如何从另一个列表列表中的条件项生成列表列表

Question

I have a list of lists and am trying to make another list of lists from specific items within the first list of lists

listOne = [[1,1,9,9],[1,4,9,6],[2,1,12,12]]
listTwo = []

for every inner list with the same numbers in positions 0 and 2 , append to listTwo only the inner list with the largest value in position 3

for example, inner list 0 and inner list 1 both have a 1 in position 0 and a 9 in position 2 , but inner list 0 has a 9 in position 3 and inner list 1 has a 6 in position 3 so I want to append inner list 1 and not inner list 9 to listTwo . Since inner list 2 is the only list with a 2 in position 0 and a 12 in position 1 , it need not be compared to anything else, and can be appended to listTwo.

I'm thinking something like:

for items in listOne : 
    #for all items where items[0] and items[2] are equal :
        #tempList = []
        #tempList.append(items)
        #tempList.sort(key = lambda x: (x[3]))
        #for value in tempList[0] :
            #listTwo.append(all lists with value in tempList[0])

but I'm not sure how to implement this without a lot of really bad looking code, any suggestions for a "pythonic" way of sorting these lists?

Answer 1

Perhaps throwing everything into a dictionary?
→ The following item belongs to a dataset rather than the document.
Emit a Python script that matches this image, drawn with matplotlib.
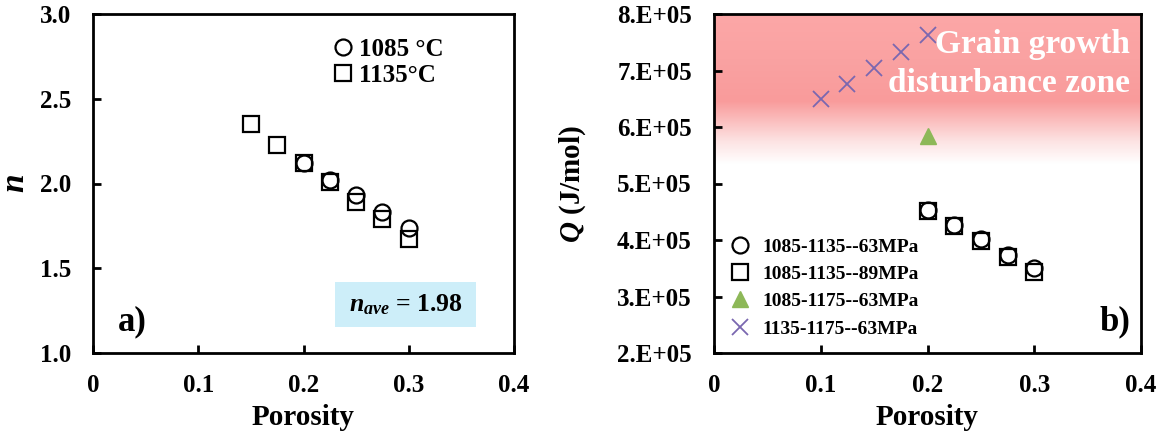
import matplotlib

matplotlib.use("Agg")

import matplotlib.pyplot as plt
import numpy as np
from matplotlib.colors import LinearSegmentedColormap
from matplotlib.patches import Rectangle
from matplotlib.ticker import FuncFormatter

plt.rcParams["font.family"] = ["Liberation Serif", "DejaVu Serif"]
plt.rcParams["font.weight"] = "bold"
plt.rcParams["mathtext.fontset"] = "custom"
plt.rcParams["mathtext.rm"] = "Liberation Serif:bold"
plt.rcParams["mathtext.it"] = "Liberation Serif:bold:italic"
plt.rcParams["mathtext.bf"] = "Liberation Serif:bold"

# panel a) stress exponent n vs porosity
por_1085 = [0.2, 0.225, 0.25, 0.275, 0.3]
n_1085 = [2.12, 2.02, 1.93, 1.83, 1.74]
por_1135 = [0.15, 0.175, 0.2, 0.225, 0.25, 0.275, 0.3]
n_1135 = [2.35, 2.23, 2.12, 2.01, 1.89, 1.79, 1.67]
n_ave = 1.98

# panel b) activation energy Q vs porosity
por_q = [0.2, 0.225, 0.25, 0.275, 0.3]
q_63 = [4.53e5, 4.26e5, 4.01e5, 3.73e5, 3.51e5]
q_89 = [4.52e5, 4.24e5, 3.98e5, 3.70e5, 3.44e5]
por_1175_63 = [0.2]
q_1175_63 = [5.84e5]
por_cross = [0.1, 0.125, 0.15, 0.175, 0.2]
q_cross = [6.49e5, 6.76e5, 7.04e5, 7.33e5, 7.63e5]

W, H = 1158, 437
fig = plt.figure(figsize=(W / 100, H / 100), dpi=100)
ax1 = fig.add_axes([93 / W, 1 - 353 / H, 421 / W, 339 / H])
ax2 = fig.add_axes([714 / W, 1 - 353 / H, 427 / W, 339 / H])

mk = dict(linestyle="none", markerfacecolor="none", markeredgecolor="black",
          markeredgewidth=1.6, markersize=11.5)

# ---- panel a
ax1.plot(por_1085, n_1085, marker="o", label="1085 °C", **mk)
ax1.plot(por_1135, n_1135, marker="s", label="1135°C", **mk)
ax1.set_xlim(0, 0.4)
ax1.set_ylim(1.0, 3.0)
ax1.set_xticks([0, 0.1, 0.2, 0.3, 0.4])
ax1.set_yticks([1.0, 1.5, 2.0, 2.5, 3.0])
ax1.xaxis.set_major_formatter(FuncFormatter(lambda v, p: "0" if v == 0 else f"{v:.1f}"))
ax1.yaxis.set_major_formatter(FuncFormatter(lambda v, p: f"{v:.1f}"))
ax1.set_xlabel("Porosity", fontsize=21, fontweight="bold")
ax1.xaxis.set_label_coords(0.5, -0.15)
ax1.set_ylabel(r"$n$", fontsize=24)
ax1.yaxis.set_label_coords(-0.148, 0.5)
ax1.legend(loc="upper left", bbox_to_anchor=(334 / W, 1 - 38 / H),
           bbox_transform=fig.transFigure, frameon=False, fontsize=18,
           handlelength=0.7, handletextpad=0.3, labelspacing=0.1, borderpad=0,
           borderaxespad=0)
ax1.text(0.058, 0.068, "a)", transform=ax1.transAxes, fontsize=25,
         fontweight="bold", va="baseline")
ax1.add_patch(Rectangle((0.575, 0.077), 0.335, 0.133, transform=ax1.transAxes,
                        facecolor="#cdeef9", edgecolor="none", zorder=1))
ax1.text(0.7425, 0.143, r"$n_{ave}$" + f" = {n_ave:.2f}", transform=ax1.transAxes,
         fontsize=18.5, fontweight="bold", ha="center", va="center", zorder=2)

# ---- panel b
grad = np.linspace(0, 1, 256).reshape(-1, 1)
pink = LinearSegmentedColormap.from_list(
    "zone", [(0.0, "#ffffff"), (0.15, "#fde3e3"), (0.42, "#f99b9b"),
             (0.7, "#faa2a2"), (1.0, "#fca7a7")])
ax2.imshow(grad, cmap=pink, aspect="auto", extent=(0, 0.4, 5.35e5, 8e5),
           origin="lower", zorder=0)

ax2.plot(por_q, q_63, marker="o", label="1085-1135--63MPa", **mk)
ax2.plot(por_q, q_89, marker="s", label="1085-1135--89MPa", **mk)
ax2.plot(por_1175_63, q_1175_63, linestyle="none", marker="^", color="#8db858",
         markersize=12, label="1085-1175--63MPa")
ax2.plot(por_cross, q_cross, linestyle="none", marker="x", color="#7a67b0",
         markersize=11, markeredgewidth=1.3, label="1135-1175--63MPa")
ax2.set_xlim(0, 0.4)
ax2.set_ylim(2e5, 8e5)
ax2.set_xticks([0, 0.1, 0.2, 0.3, 0.4])
ax2.set_yticks(np.arange(2e5, 8.01e5, 1e5))
ax2.xaxis.set_major_formatter(FuncFormatter(lambda v, p: "0" if v == 0 else f"{v:.1f}"))
ax2.yaxis.set_major_formatter(FuncFormatter(lambda v, p: f"{v / 1e5:.0f}.E+05"))
ax2.set_xlabel("Porosity", fontsize=21, fontweight="bold")
ax2.xaxis.set_label_coords(0.5, -0.15)
ax2.set_ylabel(r"$Q$ (J/mol)", fontsize=21, fontweight="bold")
ax2.yaxis.set_label_coords(-0.295, 0.5)
ax2.legend(loc="upper left", bbox_to_anchor=(729 / W, 1 - 238 / H),
           bbox_transform=fig.transFigure, frameon=False, fontsize=14,
           handlelength=1.1, handletextpad=0.6, labelspacing=0.5, borderpad=0,
           borderaxespad=0)
ax2.text(0.974, 0.885, "Grain growth", transform=ax2.transAxes, fontsize=24,
         fontweight="bold", color="white", ha="right", va="baseline")
ax2.text(0.974, 0.770, "disturbance zone", transform=ax2.transAxes, fontsize=24,
         fontweight="bold", color="white", ha="right", va="baseline")
ax2.text(0.974, 0.068, "b)", transform=ax2.transAxes, fontsize=25,
         fontweight="bold", ha="right", va="baseline")

for ax in (ax1, ax2):
    ax.tick_params(direction="in", length=6, width=2, labelsize=18)
    ax.tick_params(axis="x", pad=15)
    ax.tick_params(axis="y", pad=16)
    for lab in ax.get_xticklabels() + ax.get_yticklabels():
        lab.set_fontweight("bold")
    for sp in ax.spines.values():
        sp.set_linewidth(2)

fig.savefig("out.png", dpi=100)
Something like this:

def strangeFilter(listOne):
    listTwo = []
    d = {}

    for innerList in listOne:
        positions = (innerList[0],innerList[2])
        if positions not in d:
            d[positions] = []
        d[positions].append(innerList)

    for positions in d:
        listTwo.append(max(d[positions], key= lambda x: x[3]))

    return listTwo

Not sure how much of a 'pythonic' solution this is, but it uses python-defined structures alright and has a nice time order of O(n)

Answer 2

If you're looking to write concise python you will want to use list comprehensions wherever possible. Your description was a little confusing, but something like

list_two = [inner_list for inner_list in list_one if inner_list[0] == inner_list[2]]

will get you all of the inner lists in which the 0 and 2 indices match. Then you can search all these to find the one with the largest 3 index, assuming there aren't any ties

list_three = [0,0,0,0]
for i in list_two:
    if i[3] > list_three[3]:
        list_three = i

Answer 3

Sort the list on items zero and two of the inner-lists . Using itertools.groupby extract the item in each group that has a maximum value at position 3.
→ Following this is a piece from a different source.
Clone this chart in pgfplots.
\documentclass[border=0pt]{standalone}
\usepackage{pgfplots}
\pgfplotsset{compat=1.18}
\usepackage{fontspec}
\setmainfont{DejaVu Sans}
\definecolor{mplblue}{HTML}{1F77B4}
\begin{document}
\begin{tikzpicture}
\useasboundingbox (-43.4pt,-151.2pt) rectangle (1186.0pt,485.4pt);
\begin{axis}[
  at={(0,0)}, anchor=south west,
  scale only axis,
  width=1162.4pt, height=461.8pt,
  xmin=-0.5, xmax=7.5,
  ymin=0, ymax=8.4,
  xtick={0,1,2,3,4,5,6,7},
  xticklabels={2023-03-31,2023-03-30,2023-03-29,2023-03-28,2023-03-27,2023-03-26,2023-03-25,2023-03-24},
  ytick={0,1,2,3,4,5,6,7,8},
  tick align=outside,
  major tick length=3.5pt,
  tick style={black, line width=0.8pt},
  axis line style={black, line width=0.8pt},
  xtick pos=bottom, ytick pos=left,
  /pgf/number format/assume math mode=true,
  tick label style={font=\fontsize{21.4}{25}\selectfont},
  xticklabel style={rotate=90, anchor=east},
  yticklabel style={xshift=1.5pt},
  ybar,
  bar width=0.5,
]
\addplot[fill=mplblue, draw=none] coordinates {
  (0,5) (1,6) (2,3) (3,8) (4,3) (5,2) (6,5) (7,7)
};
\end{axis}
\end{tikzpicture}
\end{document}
import operator, itertools

# a couple of useful callables for the key functions
zero_two = operator.itemgetter(0,2)
three = operator.itemgetter(3)

a = [[2,1,12,22],[1,1,9,9],[2,1,12,10],
     [1,4,9,6],[8,8,8,1],[2,1,12,12],
     [1,3,9,8],[2,1,12,15],[8,8,8,0]
     ]

a.sort(key = zero_two)
for key, group in itertools.groupby(a, zero_two):
    print(key, max(group, key = three))

'''
>>> 
(1, 9) [1, 1, 9, 9]
(2, 12) [2, 1, 12, 22]
(8, 8) [8, 8, 8, 1]
>>>
'''
result = [max(group, key = three) for key, group in itertools.groupby(a, zero_two)]

You could also sort on items zero, two, three. Then group by items zero and two and extract the last item of the group.

zero_two_three = operator.itemgetter(0,2,3)
zero_two = operator.itemgetter(0,2)
last_item = operator.itemgetter(-1)
a.sort(key = zero_two_three)
for key, group in itertools.groupby(a, zero_two):
    print(key, last_item(list(group)))